Dagegen setzt Volkswagen alles auf die E-Karte und will die Produktion von batteriegetriebenen Autos in den nächsten Jahren möglichst rasch hochfahren - auch, um den selbst eingebrockten Schlamassel um die Dieselmanipulationen hinter sich zu lassen. Auf der Automesse IAA Anfang September in Frankfurt rücken auch die anderen Hersteller ihre Ideen für eine emissionsärmere Zukunft ins Rampenlicht. Vieles bleibt aber noch bei Ankündigungen. Bis die Branche den Weg aus dem Verbrennerzeitalter findet, dürften also noch einige Jahre ins Land gehen.
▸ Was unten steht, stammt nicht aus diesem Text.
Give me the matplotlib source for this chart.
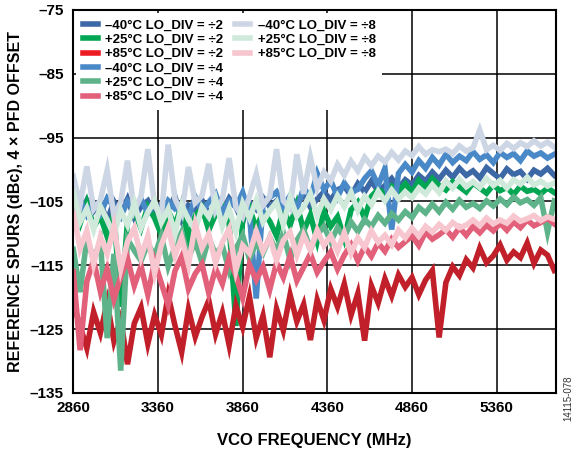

Langfristig führt nach Meinung aller Fachleute kein Weg an einer emissionsfreien Mobilität vorbei. "Immer mehr Großaktionäre haben ein Interesse an der langfristigen Entwicklung von Unternehmen", sagt Greiner. "Der langfristige Wert wird nicht durch den Verbrenner definiert. Alle wissen, dass es diesen Wechsel geben muss, es geht nur um die Geschwindigkeit."